> [DATASET RECORDS]:
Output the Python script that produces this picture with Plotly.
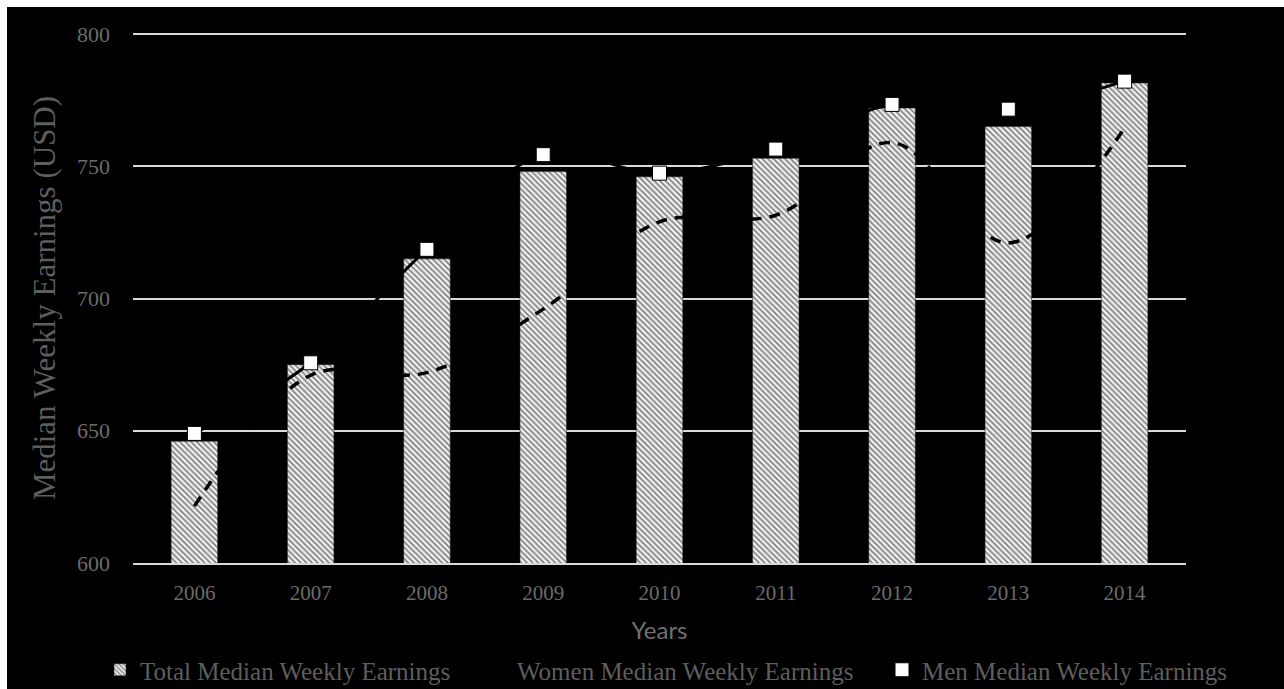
* * *
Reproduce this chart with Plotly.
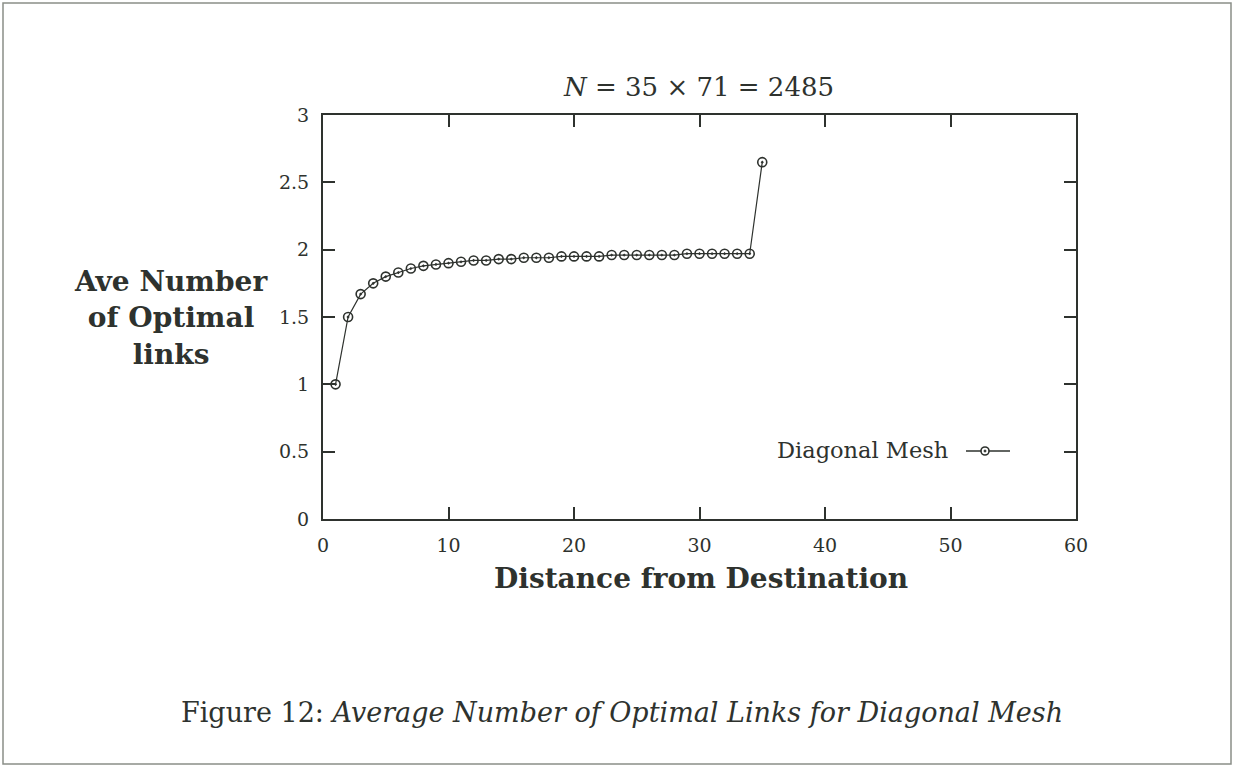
---
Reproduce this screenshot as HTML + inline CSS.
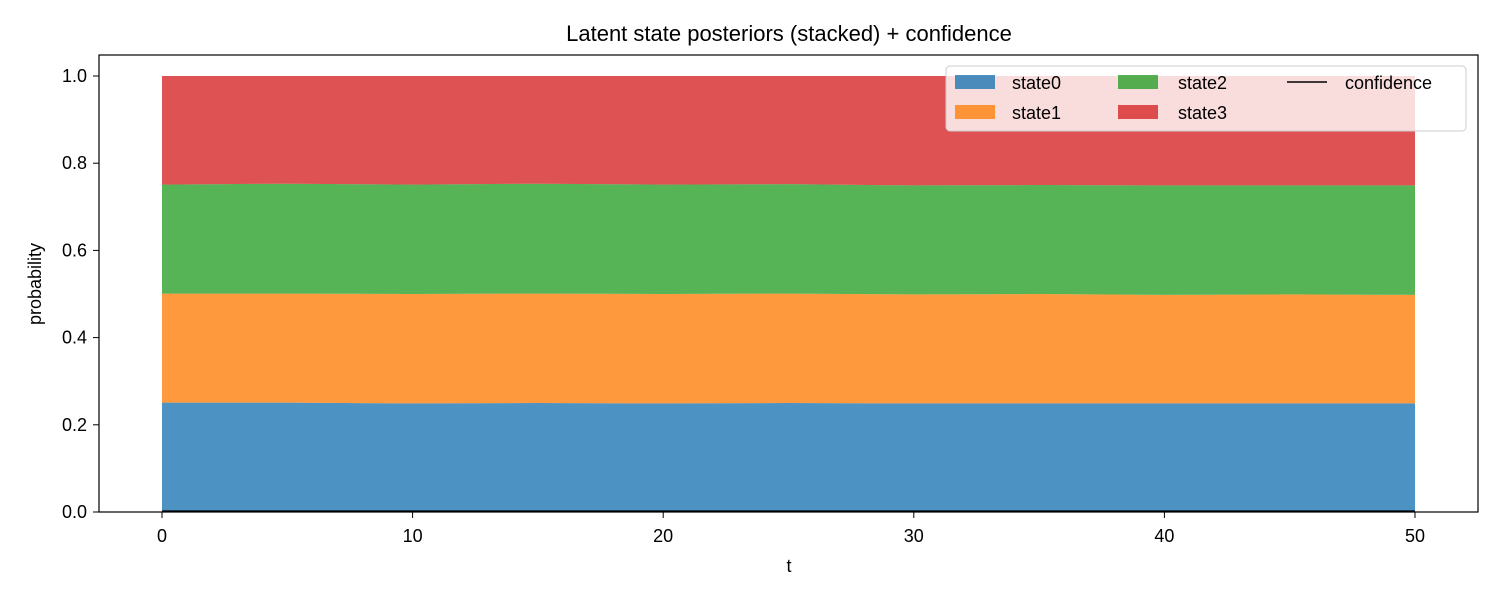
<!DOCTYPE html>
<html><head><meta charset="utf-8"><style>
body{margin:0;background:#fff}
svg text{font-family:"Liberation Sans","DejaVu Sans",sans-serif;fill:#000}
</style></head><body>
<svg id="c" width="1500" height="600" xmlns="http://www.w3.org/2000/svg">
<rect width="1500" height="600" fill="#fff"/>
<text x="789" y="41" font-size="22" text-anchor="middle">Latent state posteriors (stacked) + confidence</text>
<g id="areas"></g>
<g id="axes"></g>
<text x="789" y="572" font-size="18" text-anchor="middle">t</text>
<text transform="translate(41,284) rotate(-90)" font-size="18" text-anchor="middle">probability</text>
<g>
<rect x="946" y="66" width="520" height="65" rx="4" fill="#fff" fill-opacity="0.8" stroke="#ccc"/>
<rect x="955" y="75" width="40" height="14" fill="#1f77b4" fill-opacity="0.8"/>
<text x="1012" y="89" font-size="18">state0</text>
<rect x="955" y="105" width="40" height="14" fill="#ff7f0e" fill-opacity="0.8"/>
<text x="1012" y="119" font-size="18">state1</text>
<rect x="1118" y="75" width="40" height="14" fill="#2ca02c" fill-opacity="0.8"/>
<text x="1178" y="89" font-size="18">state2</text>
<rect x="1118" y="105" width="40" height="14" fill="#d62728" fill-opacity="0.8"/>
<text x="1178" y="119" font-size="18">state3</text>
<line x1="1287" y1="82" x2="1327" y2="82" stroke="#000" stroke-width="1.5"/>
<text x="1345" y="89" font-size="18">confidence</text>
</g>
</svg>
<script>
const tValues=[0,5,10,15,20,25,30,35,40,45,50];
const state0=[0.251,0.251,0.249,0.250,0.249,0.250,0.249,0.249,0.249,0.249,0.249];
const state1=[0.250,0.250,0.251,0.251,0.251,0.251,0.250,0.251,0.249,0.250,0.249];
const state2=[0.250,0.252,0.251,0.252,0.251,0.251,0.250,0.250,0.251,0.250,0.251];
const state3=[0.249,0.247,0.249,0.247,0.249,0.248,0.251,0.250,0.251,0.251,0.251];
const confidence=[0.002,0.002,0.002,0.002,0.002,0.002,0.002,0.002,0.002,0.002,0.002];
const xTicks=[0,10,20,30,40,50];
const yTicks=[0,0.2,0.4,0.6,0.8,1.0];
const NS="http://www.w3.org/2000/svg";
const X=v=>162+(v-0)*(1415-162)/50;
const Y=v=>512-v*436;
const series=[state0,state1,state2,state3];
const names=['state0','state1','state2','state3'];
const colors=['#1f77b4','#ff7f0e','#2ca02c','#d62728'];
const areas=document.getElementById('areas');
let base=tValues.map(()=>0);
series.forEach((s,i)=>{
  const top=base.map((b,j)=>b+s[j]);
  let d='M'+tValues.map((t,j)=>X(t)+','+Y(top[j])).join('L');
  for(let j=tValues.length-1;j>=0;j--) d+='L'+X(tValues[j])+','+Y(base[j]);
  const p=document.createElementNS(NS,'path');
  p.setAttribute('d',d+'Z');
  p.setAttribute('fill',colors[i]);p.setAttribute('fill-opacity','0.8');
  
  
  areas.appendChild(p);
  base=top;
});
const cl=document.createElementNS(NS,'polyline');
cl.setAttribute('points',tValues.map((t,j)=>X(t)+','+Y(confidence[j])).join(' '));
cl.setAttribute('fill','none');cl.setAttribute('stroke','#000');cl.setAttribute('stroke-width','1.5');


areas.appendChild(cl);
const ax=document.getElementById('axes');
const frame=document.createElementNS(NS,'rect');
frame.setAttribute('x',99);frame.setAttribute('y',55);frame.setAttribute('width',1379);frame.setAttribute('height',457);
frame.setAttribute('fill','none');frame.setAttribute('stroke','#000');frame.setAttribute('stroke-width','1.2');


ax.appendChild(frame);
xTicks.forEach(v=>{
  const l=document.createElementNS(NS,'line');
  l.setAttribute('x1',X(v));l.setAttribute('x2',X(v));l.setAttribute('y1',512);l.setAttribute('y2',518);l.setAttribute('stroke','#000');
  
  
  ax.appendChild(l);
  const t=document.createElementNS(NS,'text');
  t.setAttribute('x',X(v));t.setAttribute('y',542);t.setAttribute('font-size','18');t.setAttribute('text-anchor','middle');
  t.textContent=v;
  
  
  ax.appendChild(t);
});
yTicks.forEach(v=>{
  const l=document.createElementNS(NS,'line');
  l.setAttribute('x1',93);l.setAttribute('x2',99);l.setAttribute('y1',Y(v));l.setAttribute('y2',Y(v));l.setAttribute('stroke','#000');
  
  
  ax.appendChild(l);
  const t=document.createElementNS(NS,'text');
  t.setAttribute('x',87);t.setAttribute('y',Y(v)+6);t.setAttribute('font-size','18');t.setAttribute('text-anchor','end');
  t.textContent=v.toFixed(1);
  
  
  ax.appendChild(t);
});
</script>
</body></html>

> [WORK TO COMPLETE]: Which lines contain the word "script"? Copy each one.

> [ANSWER FOR THE TASK]:
Output the Python script that produces this picture with Plotly.
<script>
</script>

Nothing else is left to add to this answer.